Colonscopia: che cos’è e come funziona
La colonscopia è un esame endoscopico che si avvale di un tubicino dotato di telecamera che consente di visualizzare le pareti del colon e del piccolo intestino, alla ricerca di lesioni polipoidi, diverticoli o infiammazione. L’esame dura circa 20 minuti e rispetto al dolore che si può avvertire nel corso della sua esecuzione entra in gioco la soggettività del paziente; alcuni pazienti non eseguono alcuna sedazione, ma è comunque possibile sottoporsi all’esame in condizioni di sedazione cosciente oppure profonda, con l’aiuto dell’anestesista. Dopo l’esame si può avvertire un certo gonfiore a causa dell’immissione di aria e acqua necessaria per visualizzare le pareti intestinali, ma nel giro di un paio d’ore la situazione torna alla normalità.
Chirurgia, cura farmacologica e Ricerca
In passato si pensava che la malattia di Crohn dovesse avere sempre un trattamento chirurgico con l’obiettivo di rimuovere la parte di intestino infiammato e risolvere così il problema. In realtà non è più così, anche perché la malattia può ripresentarsi dopo un intervento e il paziente non può subire tante operazioni chirurgiche. Oggi la chirurgia è mininvasiva, in alcuni casi è capace di risparmiare l’intestino ed è una pratica complementare alla terapia medica.

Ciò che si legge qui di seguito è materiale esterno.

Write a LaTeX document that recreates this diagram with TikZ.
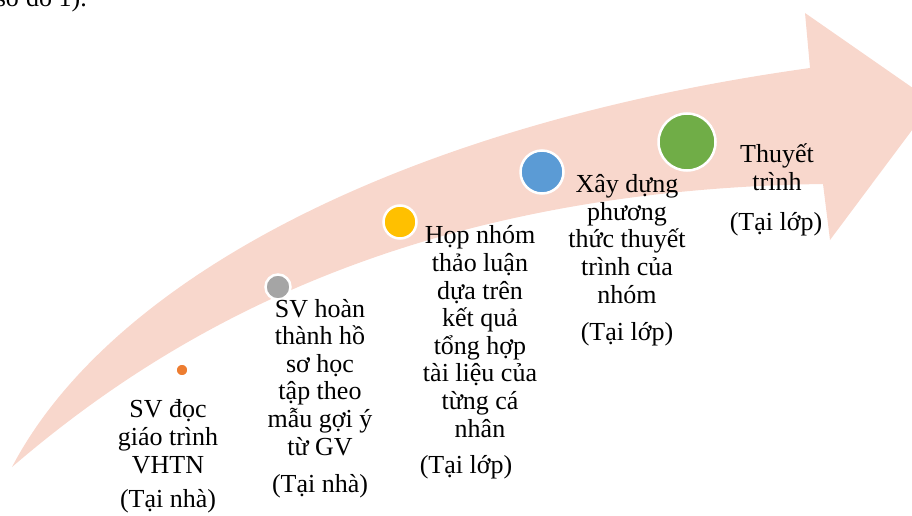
\documentclass[tikz,border=0pt]{standalone}
\usepackage{fontspec}
\setmainfont{Liberation Serif}
\definecolor{band}{HTML}{F8D7CC}
\definecolor{dotorange}{HTML}{ED7D31}
\definecolor{dotgrey}{HTML}{A5A5A5}
\definecolor{dotyellow}{HTML}{FFC000}
\definecolor{dotblue}{HTML}{5B9BD5}
\definecolor{dotgreen}{HTML}{70AD47}
\begin{document}
\begin{tikzpicture}[x=1pt,y=-1pt,
  dot/.style={circle,draw=white,line width=2.5pt,inner sep=0pt},
  lbl/.style={align=center,inner sep=0pt,anchor=base,font=\fontsize{26}{27.6}\selectfont},
  place/.style={inner sep=0pt,anchor=base,font=\fontsize{26}{27.6}\selectfont}]
\useasboundingbox (0,0) rectangle (912,516);
\clip (0,0) rectangle (912,516);
% curved arrow
\fill[band] (12,467) .. controls (110,280) and (400,125) .. (810,68)
  -- (805,13) -- (933,102) -- (830,240) -- (823,184)
  .. controls (400,190) and (160,340) .. (12,467) -- cycle;
% cut-off text at top
\node[place,anchor=base east] (top) at (87,7) {sơ đồ 1).};
% dots
\node[dot,fill=dotorange,minimum size=13pt] (d1) at (182,370) {};
\node[dot,fill=dotgrey,minimum size=25pt] (d2) at (278,287) {};
\node[dot,fill=dotyellow,minimum size=33pt] (d3) at (400,222) {};
\node[dot,fill=dotblue,minimum size=43pt] (d4) at (542,172) {};
\node[dot,fill=dotgreen,minimum size=57pt] (d5) at (687,142) {};
% labels
\node[lbl] (t1) at (168,473) {SV đọc\\giáo trình\\VHTN};
\node[place] (p1) at (168,507) {(Tại nhà)};
\node[lbl] (t2) at (320,455) {SV hoàn\\thành hồ\\sơ học\\tập theo\\mẫu gợi ý\\từ GV};
\node[place] (p2) at (320,492) {(Tại nhà)};
\node[lbl] (t3) at (480,437) {Họp nhóm\\thảo luận\\dựa trên\\kết quả\\tổng hợp\\tài liệu của\\từng cá\\nhân};
\node[place] (p3) at (466,473) {(Tại lớp)};
\node[lbl] (t4) at (627,303) {Xây dựng\\phương\\thức thuyết\\trình của\\nhóm};
\node[place] (p4) at (627,340) {(Tại lớp)};
\node[lbl] (t5) at (777,190) {Thuyết\\trình};
\node[place] (p5) at (776,230) {(Tại lớp)};
\end{tikzpicture}
\end{document}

Per quanto riguarda la terapia farmacologica esistono farmaci di vecchia generazione (come i cortisonici e gli immunosoppressori) e farmaci nuovissimi, i cosiddetti farmaci biologici. Si tratta di farmaci intelligenti, in grado di spegnere gli interruttori dell’infiammazione in maniera selettiva; hanno maggior efficacia e riescono a cambiare la storia della malattia.
La Ricerca in questo campo procede e sperimenta farmaci in grado di bloccare più citochine (ovvero molecole dell’infiammazione) allo stesso tempo e dunque, anziché bloccare un interruttore alla volta, spengono tanti mediatori e questo si traduce in un controllo più profondo e più efficace dell’infiammazione. La ricerca, inoltre, utilizza le cellule staminali, che sembrano essere molto efficaci per la malattia fistolizzante di Crohn. Abbiamo poi il blocco selettivo di alcuni globuli bianchi, quelli che aggrediscono in maniera autoimmune l’intestino. È quindi un momento di grande ottimismo per i pazienti.